Gene explains how Brinker reacts to his new nickname. Readers previously learn that the name is created during a silly exchange that happens among Brinker, Gene, and Finny, as Gene backs out of the plan for enlisting, accusing Brinker of being Madame Chang Kai-Shek, the wife of the leader of China at the time. While Brinker seems fine with his “Yellow Peril” nickname at first, he later takes offense at the shortened name “Yellow,” a slang word for “cowardly.”
It probably would have been better for all of us if someone like Brinker had been the first to go. He could have been depended on to make a loud dramatic departure, so that the school would have reverberated for weeks afterward with Brinker’s Last Words, Brinker’s Military Bearing, Brinker’s Sense of Duty. And all of us, influenced by the vacuum of his absence, would have felt the touch of war as a daily fact.
Gene speculates that if Brinker had been the first of the class to enlist, his example would have influenced all of the other students for the better. Gene envisions Brinker inspiring others with his feelings about enlisting, which he would have shared loudly and publicly. In addition, once gone, his loss would be felt by all. However, Leper enlists first, not Brinker, and Leper has a less inspiring influence. Brinker takes his role as a class leader seriously.
Brinker for example had begun a long, decisive sequence of withdrawals from school activity ever since the morning I deserted his enlistment plan. He had not resented my change of heart, and in fact had immediately undergone one himself. If he could not enlist—and for all his self-sufficiency Brinker could not do much without company—he could at least cease to be so multifariously civilian…. His well-bred clothes disappeared; these days he wore khaki pants supported by a garrison belt, and boots which rattled when he walked.
Brinker gives up for now on the idea of enlisting, but he begins to take small steps away from civilian life. In addition to changing his dress, he quits the many clubs and societies he previously led. He begins to adapt mentally to the idea of being in the military and eventually at war. The changes he makes are relatively meaningless, however, compared to actually enlisting.

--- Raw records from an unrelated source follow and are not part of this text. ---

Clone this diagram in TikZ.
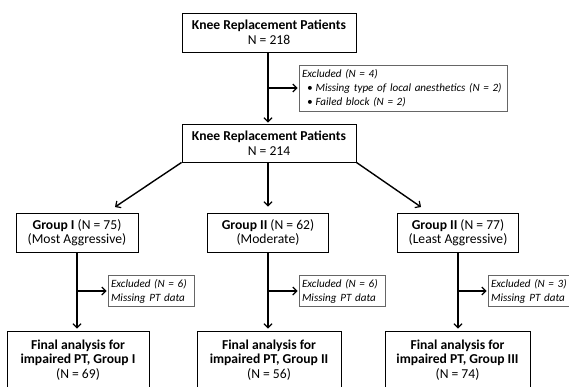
\documentclass[tikz,border=0pt]{standalone}
\usepackage{fontspec}
\setmainfont{Carlito}
\usetikzlibrary{arrows.meta}
\begin{document}
\begin{tikzpicture}[x=1pt,y=-1pt,
  mainbox/.style={draw=black,line width=0.9pt,inner sep=0pt,align=center,font=\fontsize{13.6}{14.5}\selectfont},
  exbox/.style={draw=black!60,line width=0.8pt,inner xsep=3pt,inner ysep=0pt,align=left,font=\fontsize{11.1}{14}\selectfont\itshape},
  conn/.style={line width=1.4pt,-{Straight Barb[length=4pt,width=8pt,line width=1.2pt]}}
]
\useasboundingbox (0,0) rectangle (569,386);
\fill[white] (0,0) rectangle (569,386);

\node[mainbox,minimum width=174pt,minimum height=39pt] (top) at (269,32.5)
  {\textbf{Knee Replacement Patients}\\N = 218};
\node[exbox,text width=202pt,minimum height=46pt] (ex0) at (403,88)
  {Excluded (N = 4)\\\hspace*{5pt}\textbullet\hspace{3pt}Missing type of local anesthetics (N = 2)\\\hspace*{5pt}\textbullet\hspace{3pt}Failed block (N = 2)};
\node[mainbox,minimum width=174pt,minimum height=38pt] (mid) at (269,143)
  {\textbf{Knee Replacement Patients}\\N = 214};

\node[mainbox,minimum width=122pt,minimum height=39pt] (g1) at (77,232.5)
  {\textbf{Group I} (N = 75)\\(Most Aggressive)};
\node[mainbox,minimum width=121pt,minimum height=39pt] (g2) at (268,232.5)
  {\textbf{Group II} (N = 62)\\(Moderate)};
\node[mainbox,minimum width=121pt,minimum height=39pt] (g3) at (458,232.5)
  {\textbf{Group II} (N = 77)\\(Least Aggressive)};

\node[exbox,text width=80pt,minimum height=31pt] (e1) at (151,291)
  {Excluded (N = 6)\\Missing PT data};
\node[exbox,text width=80pt,minimum height=31pt] (e2) at (342,291)
  {Excluded (N = 6)\\Missing PT data};
\node[exbox,text width=80pt,minimum height=31pt] (e3) at (531,291)
  {Excluded (N = 3)\\Missing PT data};

\node[mainbox,minimum width=142pt,minimum height=58pt] (b1) at (78,360)
  {\textbf{Final analysis for}\\\textbf{impaired PT, Group I}\\(N = 69)};
\node[mainbox,minimum width=144pt,minimum height=58pt] (b2) at (269,360)
  {\textbf{Final analysis for}\\\textbf{impaired PT, Group II}\\(N = 56)};
\node[mainbox,minimum width=145pt,minimum height=58pt] (b3) at (457.5,360)
  {\textbf{Final analysis for}\\\textbf{impaired PT, Group III}\\(N = 74)};

\coordinate (j0) at (268,88);
\coordinate (t1) at (115,207);
\coordinate (t3) at (421,207);
\coordinate (j1) at (77,291);
\coordinate (j2) at (268,291);
\coordinate (j3) at (457.5,291);

\draw[conn,shorten >=1pt] (top.south -| j0) -- (mid.north -| j0);
\draw[conn,shorten >=1pt] (j0) -- (ex0.west);
\draw[conn] (mid.south west) -- (t1);
\draw[conn,shorten >=6pt] (mid.south -| g2) -- (g2.north);
\draw[conn] (mid.south east) -- (t3);
\draw[conn,shorten >=2pt] (g1.south) -- (b1.north -| g1);
\draw[conn,shorten >=2pt] (g2.south) -- (b2.north -| g2);
\draw[conn,shorten >=2pt] (g3.south) -- (b3.north -| g3);
\draw[conn,shorten >=1pt] (j1) -- (e1.west);
\draw[conn,shorten >=1pt] (j2) -- (e2.west);
\draw[conn,shorten >=1pt] (j3) -- (e3.west);
\end{tikzpicture}
\end{document}
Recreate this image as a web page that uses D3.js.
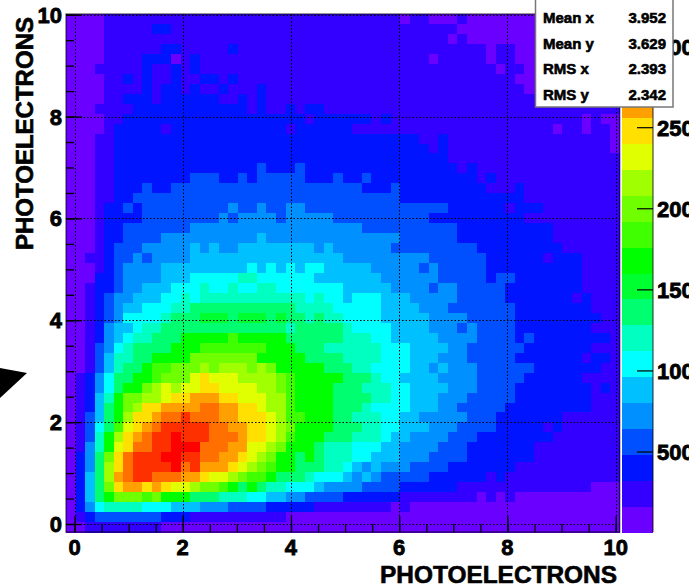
<!DOCTYPE html>
<html>
<head>
<meta charset="utf-8">
<script src="https://d3js.org/d3.v7.min.js"></script>
<style>
html, body { margin: 0; padding: 0; background: #fff; overflow: hidden; }
text { font-family: "Liberation Sans", Arial, sans-serif; font-weight: bold; fill: #000; }
</style>
</head>
<body>
<div id="chart-area"></div>
<script>
// contour colours, low to high
var palette = ["#6a00ff","#3300ff","#0014ff","#0050ff","#0090ff","#00c0ff","#00ffff","#00ffc0","#00ff70","#00ff30",
  "#00ff00","#40ff00","#70ff00","#a0ff00","#e0ff00","#ffe000","#ffa000","#ff7000","#ff3000","#ff0000"];

// contour level per bin, top row first, written as level@endColumn
var rows = [
"0@4 1@35 0@36 1@38 0@41 1@42 0@58",
"0@4 1@9 2@11 1@41 0@58",
"0@4 1@40 0@41 1@42 0@58",
"0@4 1@10 2@12 1@17 2@18 1@44 0@45 1@47 0@58",
"0@4 1@8 2@11 0@12 1@13 2@14 1@38 0@39 1@44 0@45 1@47 0@58",
"0@3 1@8 2@9 1@11 2@12 1@13 2@14 1@45 0@46 1@48 0@58",
"0@4 1@6 2@7 1@8 2@9 1@11 2@12 1@14 2@16 1@17 2@18 1@47 0@58",
"0@4 1@8 2@9 1@10 2@12 1@13 2@14 1@16 2@17 1@20 2@21 1@48 0@58",
"0@4 1@6 2@9 1@10 2@16 1@18 2@19 1@20 2@21 1@58",
"0@3 1@7 2@19 1@20 2@21 1@23 2@24 1@25 2@27 1@58",
"0@4 1@6 2@25 1@26 2@32 1@33 2@34 1@54 0@55 1@56 0@58",
"0@4 1@5 2@10 1@11 2@23 1@24 2@30 1@51 0@52 1@54 0@55 1@57 0@58",
"0@3 1@5 2@37 1@39 2@40 1@57 0@58",
"0@3 1@5 2@38 1@39 2@40 1@57 0@58",
"0@3 1@5 2@40 1@58",
"0@3 1@5 2@20 3@21 2@24 3@25 2@41 1@42 2@43 1@58",
"0@3 1@5 2@13 3@16 2@18 3@19 2@20 3@25 2@28 3@29 2@31 3@32 2@43 1@44 2@45 1@58",
"0@3 1@5 2@8 3@9 2@11 3@31 2@34 3@35 2@44 1@47 2@48 1@58",
"0@3 1@5 2@7 3@35 2@48 1@58",
"0@3 1@4 2@6 3@7 2@8 3@17 4@18 3@20 4@21 3@23 4@25 3@40 2@46 1@47 2@50 1@58",
"0@3 1@4 2@8 3@16 4@17 3@18 4@22 3@23 4@28 3@38 2@48 1@58",
"0@3 1@4 2@6 3@13 4@31 3@41 2@51 1@58",
"0@3 1@4 2@6 3@10 4@20 5@21 4@35 3@41 2@51 1@58",
"0@3 1@4 2@5 3@8 4@13 5@14 4@15 5@16 4@18 5@26 4@27 5@28 4@34 3@43 2@52 1@58",
"0@2 1@4 2@5 3@7 4@8 3@9 4@13 5@29 4@38 3@44 2@50 1@51 2@54 1@58",
"0@3 1@4 2@5 3@6 4@10 5@19 6@20 5@21 6@22 5@23 6@24 5@25 6@27 5@32 4@37 3@38 4@39 3@44 2@54 1@58",
"0@3 2@5 3@6 4@10 5@13 6@18 7@20 6@26 5@33 4@39 3@44 2@45 3@47 2@54 1@58",
"0@2 1@3 2@5 3@6 4@8 5@11 6@14 7@15 6@17 7@18 6@20 7@22 6@29 5@34 4@38 3@39 4@41 3@46 2@54 1@58",
"0@2 1@3 2@4 3@5 4@7 5@10 6@12 7@13 6@14 7@25 6@26 7@27 6@29 5@30 6@33 5@36 4@41 3@46 2@53 1@54 2@55 1@58",
"0@2 1@3 2@4 3@5 4@6 5@8 6@11 7@13 8@24 7@28 6@33 5@37 4@40 3@47 2@55 1@58",
"0@2 1@3 2@4 3@5 4@6 6@10 7@11 8@14 9@17 8@18 9@21 8@22 9@23 8@25 7@26 8@27 7@29 6@33 5@38 4@42 3@47 2@56 1@58",
"0@2 1@3 2@4 4@5 5@7 6@8 7@10 8@23 7@24 8@29 7@30 6@34 5@38 4@41 3@42 4@43 3@47 2@55 1@58",
"0@2 1@3 2@4 4@5 5@6 6@7 7@9 8@12 10@17 11@18 10@23 8@29 7@32 6@34 5@39 4@43 3@47 2@48 3@49 2@57 1@58",
"0@2 1@3 3@4 4@5 6@6 7@7 8@11 10@14 11@21 10@24 8@27 7@33 6@36 5@40 4@42 3@48 2@55 1@58",
"0@2 1@3 3@4 5@5 7@7 8@9 10@13 12@20 10@25 8@29 7@33 6@36 5@39 4@42 3@47 2@54 1@55 2@57 1@58",
"0@2 1@3 3@4 5@5 7@6 8@8 10@9 11@11 12@14 13@15 12@16 13@19 12@20 13@21 12@22 10@27 8@30 7@32 6@36 5@38 4@39 5@40 4@43 3@49 2@56 1@58",
"0@1 1@2 2@3 4@4 6@5 8@7 10@9 11@10 12@13 14@14 15@15 14@18 13@22 12@23 11@24 10@29 8@32 7@33 6@35 5@39 4@43 3@48 2@54 1@58",
"0@1 1@2 2@3 4@4 6@5 8@6 10@8 12@9 13@10 14@11 13@12 14@14 15@16 14@20 13@22 12@23 11@24 10@28 8@31 7@34 6@36 5@40 4@43 3@47 2@55 1@56 2@57 1@58",
"0@1 1@2 2@3 5@4 7@5 10@6 12@8 13@10 14@11 15@13 16@16 15@18 14@21 13@23 11@24 10@28 8@32 7@34 6@36 5@39 4@42 3@47 2@55 1@58",
"0@1 1@2 2@3 5@4 8@5 10@6 12@7 13@8 15@10 16@14 17@16 16@18 15@20 14@21 13@23 11@24 10@28 8@31 7@32 6@36 5@39 4@41 3@46 2@55 1@58",
"0@1 1@2 3@3 5@4 8@5 10@6 13@7 15@9 16@10 17@12 18@13 17@16 16@18 15@21 14@22 13@23 11@25 10@28 8@30 7@33 6@35 5@37 4@42 3@45 2@52 1@58",
"0@1 1@2 3@3 6@4 8@5 11@6 14@7 15@8 16@9 17@10 18@15 17@17 16@19 15@21 14@22 13@23 12@24 10@28 8@31 7@33 6@35 5@38 4@41 3@45 2@50 1@51 2@52 1@58",
"0@1 1@2 3@3 7@4 10@5 13@6 15@7 16@8 17@9 18@11 19@12 18@15 17@18 16@19 15@21 14@22 13@23 11@24 10@27 8@30 7@33 6@34 5@36 4@40 3@43 2@51 1@58",
"0@1 1@2 4@3 7@4 10@5 14@6 15@7 17@9 18@11 19@14 17@17 16@19 14@21 13@22 12@23 10@26 8@27 7@30 6@33 5@35 4@39 3@42 2@49 1@58",
"0@1 2@2 4@3 8@4 12@5 15@6 17@7 18@10 19@12 18@14 17@16 16@18 15@19 14@20 13@21 12@22 10@24 8@25 10@26 8@27 7@30 6@32 5@35 4@38 3@42 2@49 1@58",
"0@1 2@2 4@3 8@4 13@5 15@6 17@7 18@11 19@12 17@13 18@14 16@17 15@18 14@19 13@20 12@21 11@22 10@24 8@27 7@29 6@30 5@31 4@32 5@33 4@36 3@40 2@47 1@58",
"0@1 2@2 5@3 8@4 13@5 16@6 17@7 18@9 17@12 16@14 15@15 14@17 13@18 12@19 11@21 10@22 8@25 7@26 6@29 5@30 4@31 5@32 4@33 3@38 2@44 1@45 2@46 1@58",
"0@1 2@2 5@3 8@4 12@5 15@6 16@8 15@9 16@10 15@11 14@13 13@14 12@16 11@17 10@18 8@19 10@20 8@21 7@23 6@26 5@27 4@31 3@35 2@41 1@55 0@58",
"0@1 2@2 5@3 8@4 10@5 12@8 11@9 12@10 10@13 8@16 7@19 6@21 5@23 4@25 3@29 2@35 1@43 0@44 1@45 0@46 1@47 0@58",
"0@1 2@2 4@3 6@4 7@8 6@11 5@14 4@17 3@21 2@26 1@34 0@35 1@36 0@58",
"0@1 1@2 2@3 3@10 2@13 1@23 0@58",
"0@2 1@10 0@58"
];

var axisTitle = "PHOTOELECTRONS";
var majorTicks = [0,2,4,6,8,10];
var minorTicks = d3.range(0,21).map(d => d / 2);
var zTicks = [500,1000,1500,2000,2500,3000];
var statNames = ["Mean x","Mean y","RMS x","RMS y"];
var statValues = ["3.952","3.629","2.393","2.342"];

var plot = {left : 66,right : 619.7,top : 14,bottom : 532};
var bar = {left : 622,right : 653};

var svg = d3.select("#chart-area")
  .append("svg")
  .attr("width",689)
  .attr("height",585)
  .style("display","block");

// expand the runs into one level per column
var cells = [];
rows.forEach((row,r) => {
  var start = 0;
  row.split(" ").forEach(run => {
    var parts = run.split("@");
    d3.range(start,+parts[1]).forEach(c => cells.push({row : r,col : c,level : +parts[0]}));
    start = +parts[1];
  });
});

var colX = d3.scaleBand().domain(d3.range(58)).range([plot.left,plot.right]);
var rowY = d3.scaleBand().domain(d3.range(rows.length)).range([plot.top,plot.bottom]);
var x = d3.scaleLinear().domain([0,10]).range([74.5,615.7]);
var y = d3.scaleLinear().domain([0,10]).range([524,14.7]);
var levelY = d3.scaleBand().domain(d3.range(20)).range([plot.bottom,plot.top]);
var z = d3.scaleLinear().domain([500,2500]).range([452,127.7]);

svg.append("g").selectAll("rect").data(cells).enter().append("rect")
  .attr("x",d => colX(d.col))
  .attr("y",d => rowY(d.row))
  .attr("width",colX.bandwidth() + 0.5)
  .attr("height",rowY.bandwidth() + 0.5)
  .attr("shape-rendering","crispEdges")
  .attr("fill",d => palette[d.level]);

// dotted grid on the major ticks
var grid = svg.append("g")
  .attr("stroke","#000")
  .attr("stroke-width",1)
  .attr("stroke-dasharray","1.5,2");
grid.selectAll(".vgrid").data(majorTicks).enter().append("line")
  .attr("x1",d => Math.round(x(d)) + 0.5).attr("x2",d => Math.round(x(d)) + 0.5)
  .attr("y1",plot.top).attr("y2",plot.bottom);
grid.selectAll(".hgrid").data(majorTicks).enter().append("line")
  .attr("x1",plot.left).attr("x2",plot.right)
  .attr("y1",d => Math.round(y(d)) + 0.5).attr("y2",d => Math.round(y(d)) + 0.5);

// frame
svg.append("rect")
  .attr("x",plot.left).attr("y",plot.top)
  .attr("width",plot.right - plot.left).attr("height",plot.bottom - plot.top)
  .attr("fill","none")
  .attr("stroke","#000")
  .attr("stroke-opacity",0.55)
  .attr("stroke-width",1.5);

function drawTicks(axis,size,values,transform) {
  var g = svg.append("g").attr("transform",transform)
    .call(axis.tickValues(values).tickSize(size).tickFormat(""));
  g.select(".domain").remove();
  g.selectAll("line").attr("stroke","#000").attr("stroke-width",1.3);
  return g;
}

drawTicks(d3.axisBottom(x),-8,minorTicks,"translate(0," + plot.bottom + ")");
drawTicks(d3.axisBottom(x),-16,majorTicks,"translate(0," + plot.bottom + ")");
drawTicks(d3.axisLeft(y),-8,minorTicks,"translate(" + plot.left + ",0)");
drawTicks(d3.axisLeft(y),-16,majorTicks,"translate(" + plot.left + ",0)");

var tickFont = "22px";
svg.append("g").selectAll("text").data(majorTicks).enter().append("text")
  .attr("x",d => x(d))
  .attr("y",555)
  .attr("text-anchor","middle")
  .attr("font-size",tickFont)
  .attr("stroke","#000").attr("stroke-width",0.8)
  .text(d => d);
svg.append("g").selectAll("text").data(majorTicks).enter().append("text")
  .attr("x",62)
  .attr("y",d => y(d) + 8)
  .attr("text-anchor","end")
  .attr("font-size",tickFont)
  .attr("stroke","#000").attr("stroke-width",0.8)
  .text(d => d);

svg.append("text")
  .attr("x",380).attr("y",583)
  .attr("font-size","23px")
  .attr("textLength",237).attr("lengthAdjust","spacingAndGlyphs")
  .attr("stroke","#000").attr("stroke-width",0.6)
  .text(axisTitle);
svg.append("text")
  .attr("transform","translate(33,250) rotate(-90)")
  .attr("font-size","23px")
  .attr("textLength",233).attr("lengthAdjust","spacingAndGlyphs")
  .attr("stroke","#000").attr("stroke-width",0.6)
  .text(axisTitle);

// colour bar
svg.append("g").selectAll("rect").data(palette).enter().append("rect")
  .attr("x",bar.left)
  .attr("y",(d,i) => levelY(i))
  .attr("width",bar.right - bar.left)
  .attr("height",levelY.bandwidth() + 0.5)
  .attr("shape-rendering","crispEdges")
  .attr("fill",d => d);
svg.append("line")
  .attr("x1",bar.right).attr("x2",bar.right)
  .attr("y1",plot.top).attr("y2",plot.bottom)
  .attr("stroke","#000").attr("stroke-opacity",0.55).attr("stroke-width",1.5);
svg.append("g").selectAll("line").data(zTicks).enter().append("line")
  .attr("x1",637).attr("x2",bar.right)
  .attr("y1",d => z(d)).attr("y2",d => z(d))
  .attr("stroke","#000").attr("stroke-width",1.2);
svg.append("g").selectAll("text").data(zTicks).enter().append("text")
  .attr("x",657)
  .attr("y",d => z(d) + 8)
  .attr("font-size",tickFont)
  .attr("stroke","#000").attr("stroke-width",0.8)
  .text(d => d);

// stats box
svg.append("rect")
  .attr("x",535.5).attr("y",-2)
  .attr("width",137.5).attr("height",109)
  .attr("fill","#fff")
  .attr("stroke","#777")
  .attr("stroke-width",1.5);
var statY = d3.scalePoint().domain(statNames).range([23,100]);
svg.append("g").selectAll("text").data(statNames).enter().append("text")
  .attr("x",543)
  .attr("y",d => statY(d))
  .attr("font-size","15px")
  .attr("stroke","#000").attr("stroke-width",0.6)
  .text(d => d);
svg.append("g").selectAll("text").data(statValues).enter().append("text")
  .attr("x",666)
  .attr("y",(d,i) => statY(statNames[i]))
  .attr("text-anchor","end")
  .attr("font-size","15px")
  .attr("stroke","#000").attr("stroke-width",0.6)
  .text(d => d);

// black arrow head at the left edge
svg.append("path")
  .attr("d",d3.line()([[0,368],[27,373],[0,398]]) + "Z")
  .attr("fill","#000");
</script>
</body>
</html>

I had no idea what Brinker might say or do. Before he had always known and done whatever occurred to him because he was certain that whatever occurred to him was right. In the world of the Golden Fleece Debating Society and the Underprivileged Local Children subcommittee of the Good Samaritan Confraternity, this had created no problems. But I was afraid of that simple executive directness now.
Gene reflects on Brinker’s decision to force Gene and Finny to confront what happened in the tree when Finny fell. Gene dreads what Brinker will do, knowing that Brinker’s strong belief in his cause will bring out his considerable debating skills. Brinker believes that knowing the truth will produce the greatest good. Gene, however, anticipates that facing this truth will only result in both his and Finny’s pain. At the same time, Gene also knows that Brinker will not be put off his mission.
“I’m enlisting…. I’m going to ‘serve’ as he puts it, I may even get killed. But I’ll be damned if I’ll have that Nathan Hale attitude of his about it. It’s all that World War I malarkey that gets me. They’re all children about that war, did you ever notice?... It gives me a pain, personally. I’m not any kind of hero, and neither are you. And neither is the old man, and he never was…”
Brinker reveals his plans to enlist and do what’s expected of him, but he adds that he’s not driven or even inspired by the idea of heroism. He doesn’t share Revolutionary War hero Nathan Hale’s zeal, who regretted he could only give his life once for his country. Brinker also believes that his father’s nostalgia about war does not reflect his father’s real experiences. Brinker’s attitude about serving changed as the war became more real.